The "I'm a carnivore" people are always who you expect. People who try really hard to appear badass while at the same time are triggered by vegetarians and vegans
I know a couple of people who went from vegan to a raw meat diets. The common thread is lifelong digestive issues leading to an obsession with what they put in their bodies and a constant stream of different dietary 'cures' that never quite work.
A diet which literally no humans have ever followed voluntarily before the 21st century (absolutely all people who lived where edible plants grew ate plants).
Yes, you can survive off animal products alone. If you eat all the icky parts, too.
No one knows what that does to your life expectancy, though. That was pretty irrelevant for stone age arctic cave dwellers, as long as they managed to reproduce when they were 16.
And no, that's not in any way a sensible diet for the time we live in right now.
Avoid pretty much any fad diet. Stick with current best practices, in conjunction with your physician.
Best practices do change, and there's still going to be manipulation of it all by people with an axe to grind, but it's still going to average out as better as long as you actually pay attention to current best practices.
Yeah, that also means your have to pay attention to the reliability of education and certification of doctors, but you should also be doing that anyway.
Wow, even the LSD guy was in on it.
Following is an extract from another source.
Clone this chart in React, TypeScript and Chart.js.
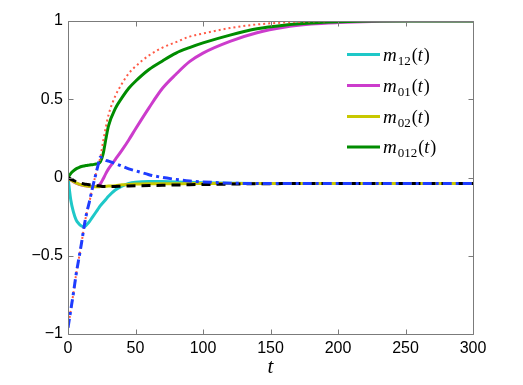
import { useEffect, useRef } from 'react';
import { Chart, registerables } from 'chart.js';

Chart.register(...registerables);

// time grid
const T = [0, 2, 4, 6, 8, 10, 12, 14, 16, 18, 20, 22, 24, 26, 28, 30, 35, 40, 45, 50, 60, 70, 80, 90, 100, 120, 140, 160, 180, 200, 225, 250, 300];

const m12 = [0, -0.14, -0.22, -0.27, -0.295, -0.31, -0.315, -0.3, -0.28, -0.255, -0.23, -0.205, -0.18, -0.16, -0.14, -0.12, -0.08, -0.055, -0.038, -0.03, -0.025, -0.026, -0.028, -0.031, -0.034, -0.037, -0.038, -0.038, -0.038, -0.038, -0.038, -0.038, -0.038];
const m01 = [0, -0.015, -0.027, -0.036, -0.043, -0.048, -0.052, -0.055, -0.057, -0.058, -0.058, -0.055, -0.04, -0.01, 0.025, 0.055, 0.115, 0.175, 0.24, 0.31, 0.445, 0.57, 0.66, 0.74, 0.795, 0.87, 0.925, 0.96, 0.98, 0.99, 0.997, 1, 1];
const m02 = [0, -0.015, -0.026, -0.035, -0.042, -0.047, -0.051, -0.054, -0.057, -0.058, -0.059, -0.059, -0.058, -0.057, -0.056, -0.055, -0.052, -0.047, -0.044, -0.042, -0.04, -0.04, -0.04, -0.039, -0.039, -0.038, -0.038, -0.038, -0.038, -0.038, -0.038, -0.038, -0.038];
const m012 = [0, 0.025, 0.042, 0.055, 0.063, 0.07, 0.074, 0.077, 0.08, 0.082, 0.085, 0.088, 0.1, 0.15, 0.245, 0.33, 0.44, 0.51, 0.57, 0.615, 0.69, 0.745, 0.795, 0.83, 0.86, 0.91, 0.95, 0.973, 0.987, 0.995, 1, 1, 1];
const redDotted = [-0.96, -0.85, -0.74, -0.62, -0.52, -0.42, -0.31, -0.22, -0.15, -0.07, 0.0, 0.07, 0.13, 0.23, 0.32, 0.4, 0.52, 0.6, 0.665, 0.71, 0.78, 0.83, 0.865, 0.9, 0.92, 0.955, 0.978, 0.99, 0.997, 1, 1, 1, 1];
const blueDashDot = [-0.96, -0.85, -0.74, -0.62, -0.52, -0.42, -0.31, -0.22, -0.15, -0.07, 0.0, 0.07, 0.13, 0.12, 0.11, 0.105, 0.09, 0.072, 0.055, 0.043, 0.018, 0.0, -0.012, -0.022, -0.028, -0.036, -0.038, -0.038, -0.038, -0.038, -0.038, -0.038, -0.038];
const blackDashed = [0, -0.01, -0.018, -0.026, -0.032, -0.037, -0.041, -0.044, -0.047, -0.049, -0.051, -0.053, -0.055, -0.057, -0.058, -0.058, -0.057, -0.055, -0.054, -0.053, -0.051, -0.05, -0.048, -0.046, -0.045, -0.042, -0.04, -0.039, -0.038, -0.038, -0.038, -0.038, -0.038];

const X_TICKS = [0, 50, 100, 150, 200, 250, 300];
const Y_TICKS = [-1, -0.5, 0, 0.5, 1];
const Y_LABELS = ['\u22121', '\u22120.5', '0', '0.5', '1'];

const LEGEND_NAMES = ['12', '01', '02', '012'];

const AXIS = '#7b7b7b';
const C_CYAN = '#1ec8c8';
const C_MAG = '#cc3ccc';
const C_YEL = '#c8c800';
const C_GRN = '#008c00';
const C_RED = '#ff5a46';
const C_BLUE = '#1e3cff';

const pts = (ys: number[]) => T.map((t, i) => ({ x: t, y: ys[i] }));

const boxPlugin = {
  id: 'boxTicks',
  afterDraw(chart: any) {
    const { ctx, chartArea: a, scales } = chart;
    const xs = scales.x;
    const ys = scales.y;
    const L = Math.round(a.left) + 0.5;
    const R = Math.round(a.right) + 0.5;
    const Tp = Math.round(a.top) + 0.5;
    const B = Math.round(a.bottom) + 0.5;
    ctx.save();
    ctx.strokeStyle = AXIS;
    ctx.lineWidth = 1;
    ctx.beginPath();
    ctx.rect(L, Tp, R - L, B - Tp);
    const tl = 5;
    X_TICKS.forEach((v) => {
      const px = Math.round(xs.getPixelForValue(v)) + 0.5;
      ctx.moveTo(px, B);
      ctx.lineTo(px, B - tl);
      ctx.moveTo(px, Tp);
      ctx.lineTo(px, Tp + tl);
    });
    Y_TICKS.forEach((v) => {
      const py = Math.round(ys.getPixelForValue(v)) + 0.5;
      ctx.moveTo(L, py);
      ctx.lineTo(L + tl, py);
      ctx.moveTo(R, py);
      ctx.lineTo(R - tl, py);
    });
    ctx.stroke();

    // x axis title
    ctx.fillStyle = '#000';
    ctx.font = 'italic 21px "Liberation Serif"';
    ctx.textAlign = 'center';
    ctx.textBaseline = 'alphabetic';
    ctx.fillText('t', (a.left + a.right) / 2, 373);

    // legend
    const colors = [C_CYAN, C_MAG, C_YEL, C_GRN];
    const rowsY = [54.5, 85.5, 116.5, 147];
    ctx.textAlign = 'left';
    LEGEND_NAMES.forEach((name, i) => {
      const y = rowsY[i];
      ctx.strokeStyle = colors[i];
      ctx.lineWidth = 3;
      ctx.beginPath();
      ctx.moveTo(347, y);
      ctx.lineTo(380, y);
      ctx.stroke();
      const base = y + 6;
      let x = 383;
      ctx.fillStyle = '#000';
      ctx.font = 'italic 19px "Liberation Serif"';
      ctx.fillText('m', x, base);
      x += ctx.measureText('m').width + 1;
      ctx.font = '13px "Liberation Serif"';
      ctx.fillText(name, x, base + 4);
      x += ctx.measureText(name).width + 1;
      ctx.font = '18px "Liberation Serif"';
      ctx.fillText('(', x, base);
      x += ctx.measureText('(').width;
      ctx.font = 'italic 18px "Liberation Serif"';
      ctx.fillText('t', x, base);
      x += ctx.measureText('t').width + 1;
      ctx.font = '18px "Liberation Serif"';
      ctx.fillText(')', x, base);
    });
    ctx.restore();
  },
};

export default function App() {
  const ref = useRef<HTMLCanvasElement | null>(null);
  useEffect(() => {
    if (!ref.current) return;
    const base = {
      pointRadius: 0,
      fill: false,
      cubicInterpolationMode: 'monotone' as const,
    };
    const chart = new Chart(ref.current, {
      type: 'line',
      data: {
        datasets: [
          { ...base, label: 'm12(t)', data: pts(m12), borderColor: C_CYAN, borderWidth: 3, order: 7 },
          { ...base, label: 'm01(t)', data: pts(m01), borderColor: C_MAG, borderWidth: 3, order: 6 },
          { ...base, label: 'm02(t)', data: pts(m02), borderColor: C_YEL, borderWidth: 3, order: 5 },
          { ...base, label: 'm012(t)', data: pts(m012), borderColor: C_GRN, borderWidth: 3, order: 4 },
          { ...base, label: 'red', data: pts(redDotted), borderColor: C_RED, borderWidth: 2, borderDash: [2, 3], order: 3 },
          { ...base, label: 'black', data: pts(blackDashed), borderColor: '#000', borderWidth: 3, borderDash: [9, 6], order: 2 },
          { ...base, label: 'blue', data: pts(blueDashDot), borderColor: C_BLUE, borderWidth: 3, borderDash: [9, 4, 3, 4], order: 1 },
        ],
      },
      options: {
        animation: false,
        responsive: false,
        layout: { padding: { top: 21, right: 50, left: 0, bottom: 0 } },
        plugins: { legend: { display: false }, tooltip: { enabled: false } },
        scales: {
          x: {
            type: 'linear',
            min: 0,
            max: 300,
            grid: { display: false, drawTicks: false },
            border: { display: false },
            afterFit: (s: any) => { s.height = 51; },
            afterBuildTicks: (s: any) => { s.ticks = X_TICKS.map((v) => ({ value: v })); },
            ticks: {
              padding: 5,
              color: '#000',
              font: { family: '"Liberation Sans", Arial, sans-serif', size: 16 },
              maxRotation: 0,
              callback: (v: any) => String(v),
            },
          },
          y: {
            type: 'linear',
            min: -1,
            max: 1,
            grid: { display: false, drawTicks: false },
            border: { display: false },
            afterFit: (s: any) => { s.width = 68; },
            afterBuildTicks: (s: any) => { s.ticks = Y_TICKS.map((v) => ({ value: v })); },
            ticks: {
              padding: 5,
              color: '#000',
              font: { family: '"Liberation Sans", Arial, sans-serif', size: 16 },
              callback: (v: any) => {
                const i = Y_TICKS.indexOf(Number(v));
                return i >= 0 ? Y_LABELS[i] : '';
              },
            },
          },
        },
      },
      plugins: [boxPlugin],
    });
    return () => chart.destroy();
  }, []);
  return (
    <div style={{ position: 'absolute', left: 0, top: 0, width: 523, height: 385, background: '#fff' }}>
      <canvas ref={ref} width={523} height={385} style={{ display: 'block' }} />
    </div>
  );
}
Talk about not getting high on your own supply.
Owsley Stanley ate a carnivorous diet for over fifty years, until he died in 2011.
From at least the mid-1960s until his death, Stanley practiced and advocated an all-meat diet, believing that humans are naturally carnivorous. He argued that rare red meat was a complete food and that a diet of such is optimal for human health and longevity. He held many radical opinions on biology and nutrition. He argued that the body could not store protein or fat as adipose tissue, but would instead be simply excreted if consumed in excess, and that only consumption of carbohydrates and sugars could make someone obese. He also theorized that diabetes was not technically a disease but actually the term for the damage wrought by insulin, and that adopting a zero carb diet would treat this so-called disease.